Instruction: Everything in the data should be repeated exactly, save for the images.

Dataset excerpt:

┄┄┄┄┄┄

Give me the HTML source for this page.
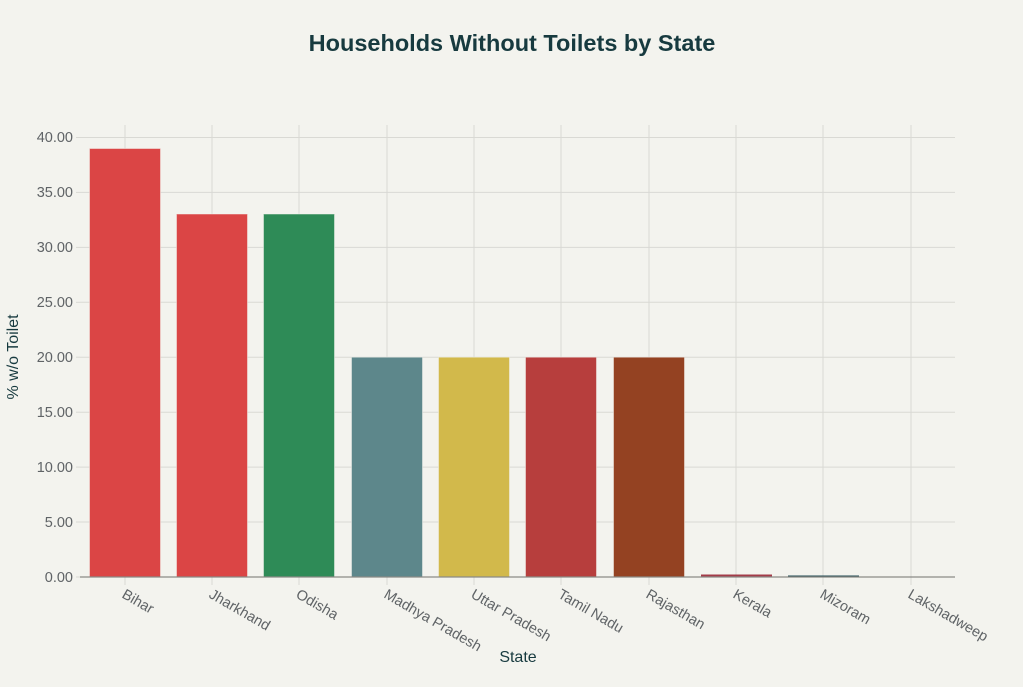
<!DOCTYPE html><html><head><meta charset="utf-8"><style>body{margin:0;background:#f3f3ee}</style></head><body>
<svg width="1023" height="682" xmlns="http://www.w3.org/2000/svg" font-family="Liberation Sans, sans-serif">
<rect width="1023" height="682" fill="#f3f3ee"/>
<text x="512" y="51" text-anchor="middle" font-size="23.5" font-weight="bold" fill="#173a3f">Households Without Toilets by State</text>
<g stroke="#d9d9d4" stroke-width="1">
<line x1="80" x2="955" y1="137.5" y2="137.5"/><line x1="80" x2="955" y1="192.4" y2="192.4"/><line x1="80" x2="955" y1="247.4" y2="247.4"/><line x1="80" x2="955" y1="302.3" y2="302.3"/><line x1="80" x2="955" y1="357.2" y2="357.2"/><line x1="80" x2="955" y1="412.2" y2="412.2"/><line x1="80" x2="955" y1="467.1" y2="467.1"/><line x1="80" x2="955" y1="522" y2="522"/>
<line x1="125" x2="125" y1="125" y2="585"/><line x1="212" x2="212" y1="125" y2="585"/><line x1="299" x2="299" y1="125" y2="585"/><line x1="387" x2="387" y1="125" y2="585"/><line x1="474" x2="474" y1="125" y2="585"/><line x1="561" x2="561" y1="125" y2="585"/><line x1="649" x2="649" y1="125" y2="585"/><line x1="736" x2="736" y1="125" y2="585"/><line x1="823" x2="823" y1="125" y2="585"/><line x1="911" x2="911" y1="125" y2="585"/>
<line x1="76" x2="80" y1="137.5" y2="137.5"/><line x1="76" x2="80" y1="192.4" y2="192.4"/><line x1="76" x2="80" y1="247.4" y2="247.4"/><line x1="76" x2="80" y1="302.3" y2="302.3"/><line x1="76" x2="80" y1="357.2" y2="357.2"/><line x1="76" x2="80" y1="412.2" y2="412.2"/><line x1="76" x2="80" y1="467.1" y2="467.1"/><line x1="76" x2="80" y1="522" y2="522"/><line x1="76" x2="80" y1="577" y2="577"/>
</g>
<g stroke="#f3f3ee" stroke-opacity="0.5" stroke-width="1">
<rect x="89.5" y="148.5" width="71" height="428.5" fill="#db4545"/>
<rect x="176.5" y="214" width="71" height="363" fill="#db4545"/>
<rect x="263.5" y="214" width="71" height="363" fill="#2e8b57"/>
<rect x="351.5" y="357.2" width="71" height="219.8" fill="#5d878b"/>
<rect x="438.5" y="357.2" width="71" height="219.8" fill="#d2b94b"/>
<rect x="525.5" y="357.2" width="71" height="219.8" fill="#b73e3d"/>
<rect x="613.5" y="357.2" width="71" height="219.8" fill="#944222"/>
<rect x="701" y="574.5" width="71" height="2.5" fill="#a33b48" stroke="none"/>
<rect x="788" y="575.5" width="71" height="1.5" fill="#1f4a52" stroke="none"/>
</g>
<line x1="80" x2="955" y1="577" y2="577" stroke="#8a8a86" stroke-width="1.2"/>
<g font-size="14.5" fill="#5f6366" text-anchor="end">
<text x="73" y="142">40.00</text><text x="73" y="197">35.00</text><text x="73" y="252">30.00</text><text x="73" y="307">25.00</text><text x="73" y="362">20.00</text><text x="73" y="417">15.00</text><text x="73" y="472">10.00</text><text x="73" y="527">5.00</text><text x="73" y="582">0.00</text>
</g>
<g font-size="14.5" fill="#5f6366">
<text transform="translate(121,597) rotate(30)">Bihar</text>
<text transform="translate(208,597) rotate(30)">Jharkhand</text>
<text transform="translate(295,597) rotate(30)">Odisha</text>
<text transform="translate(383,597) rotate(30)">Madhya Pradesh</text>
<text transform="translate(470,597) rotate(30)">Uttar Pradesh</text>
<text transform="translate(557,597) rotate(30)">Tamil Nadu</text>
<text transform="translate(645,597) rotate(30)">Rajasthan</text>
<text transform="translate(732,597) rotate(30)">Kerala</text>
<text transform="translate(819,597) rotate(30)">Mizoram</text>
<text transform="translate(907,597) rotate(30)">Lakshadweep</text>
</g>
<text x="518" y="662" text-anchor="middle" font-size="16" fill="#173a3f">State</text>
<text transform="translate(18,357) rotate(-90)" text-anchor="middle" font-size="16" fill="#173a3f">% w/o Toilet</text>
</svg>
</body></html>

┄┄┄┄┄┄

Answer for this exercise:
Give me the HTML source for this page.
<!DOCTYPE html><html><head><meta charset="utf-8"><style>body{margin:0;background:#f3f3ee}</style></head><body>
<svg width="1023" height="682" xmlns="http://www.w3.org/2000/svg" font-family="Liberation Sans, sans-serif">
<rect width="1023" height="682" fill="#f3f3ee"/>
<text x="512" y="51" text-anchor="middle" font-size="23.5" font-weight="bold" fill="#173a3f">Households Without Toilets by State</text>
<g stroke="#d9d9d4" stroke-width="1">
<line x1="80" x2="955" y1="137.5" y2="137.5"/><line x1="80" x2="955" y1="192.4" y2="192.4"/><line x1="80" x2="955" y1="247.4" y2="247.4"/><line x1="80" x2="955" y1="302.3" y2="302.3"/><line x1="80" x2="955" y1="357.2" y2="357.2"/><line x1="80" x2="955" y1="412.2" y2="412.2"/><line x1="80" x2="955" y1="467.1" y2="467.1"/><line x1="80" x2="955" y1="522" y2="522"/>
<line x1="125" x2="125" y1="125" y2="585"/><line x1="212" x2="212" y1="125" y2="585"/><line x1="299" x2="299" y1="125" y2="585"/><line x1="387" x2="387" y1="125" y2="585"/><line x1="474" x2="474" y1="125" y2="585"/><line x1="561" x2="561" y1="125" y2="585"/><line x1="649" x2="649" y1="125" y2="585"/><line x1="736" x2="736" y1="125" y2="585"/><line x1="823" x2="823" y1="125" y2="585"/><line x1="911" x2="911" y1="125" y2="585"/>
<line x1="76" x2="80" y1="137.5" y2="137.5"/><line x1="76" x2="80" y1="192.4" y2="192.4"/><line x1="76" x2="80" y1="247.4" y2="247.4"/><line x1="76" x2="80" y1="302.3" y2="302.3"/><line x1="76" x2="80" y1="357.2" y2="357.2"/><line x1="76" x2="80" y1="412.2" y2="412.2"/><line x1="76" x2="80" y1="467.1" y2="467.1"/><line x1="76" x2="80" y1="522" y2="522"/><line x1="76" x2="80" y1="577" y2="577"/>
</g>
<g stroke="#f3f3ee" stroke-opacity="0.5" stroke-width="1">
<rect x="89.5" y="148.5" width="71" height="428.5" fill="#db4545"/>
<rect x="176.5" y="214" width="71" height="363" fill="#db4545"/>
<rect x="263.5" y="214" width="71" height="363" fill="#2e8b57"/>
<rect x="351.5" y="357.2" width="71" height="219.8" fill="#5d878b"/>
<rect x="438.5" y="357.2" width="71" height="219.8" fill="#d2b94b"/>
<rect x="525.5" y="357.2" width="71" height="219.8" fill="#b73e3d"/>
<rect x="613.5" y="357.2" width="71" height="219.8" fill="#944222"/>
<rect x="701" y="574.5" width="71" height="2.5" fill="#a33b48" stroke="none"/>
<rect x="788" y="575.5" width="71" height="1.5" fill="#1f4a52" stroke="none"/>
</g>
<line x1="80" x2="955" y1="577" y2="577" stroke="#8a8a86" stroke-width="1.2"/>
<g font-size="14.5" fill="#5f6366" text-anchor="end">
<text x="73" y="142">40.00</text><text x="73" y="197">35.00</text><text x="73" y="252">30.00</text><text x="73" y="307">25.00</text><text x="73" y="362">20.00</text><text x="73" y="417">15.00</text><text x="73" y="472">10.00</text><text x="73" y="527">5.00</text><text x="73" y="582">0.00</text>
</g>
<g font-size="14.5" fill="#5f6366">
<text transform="translate(121,597) rotate(30)">Bihar</text>
<text transform="translate(208,597) rotate(30)">Jharkhand</text>
<text transform="translate(295,597) rotate(30)">Odisha</text>
<text transform="translate(383,597) rotate(30)">Madhya Pradesh</text>
<text transform="translate(470,597) rotate(30)">Uttar Pradesh</text>
<text transform="translate(557,597) rotate(30)">Tamil Nadu</text>
<text transform="translate(645,597) rotate(30)">Rajasthan</text>
<text transform="translate(732,597) rotate(30)">Kerala</text>
<text transform="translate(819,597) rotate(30)">Mizoram</text>
<text transform="translate(907,597) rotate(30)">Lakshadweep</text>
</g>
<text x="518" y="662" text-anchor="middle" font-size="16" fill="#173a3f">State</text>
<text transform="translate(18,357) rotate(-90)" text-anchor="middle" font-size="16" fill="#173a3f">% w/o Toilet</text>
</svg>
</body></html>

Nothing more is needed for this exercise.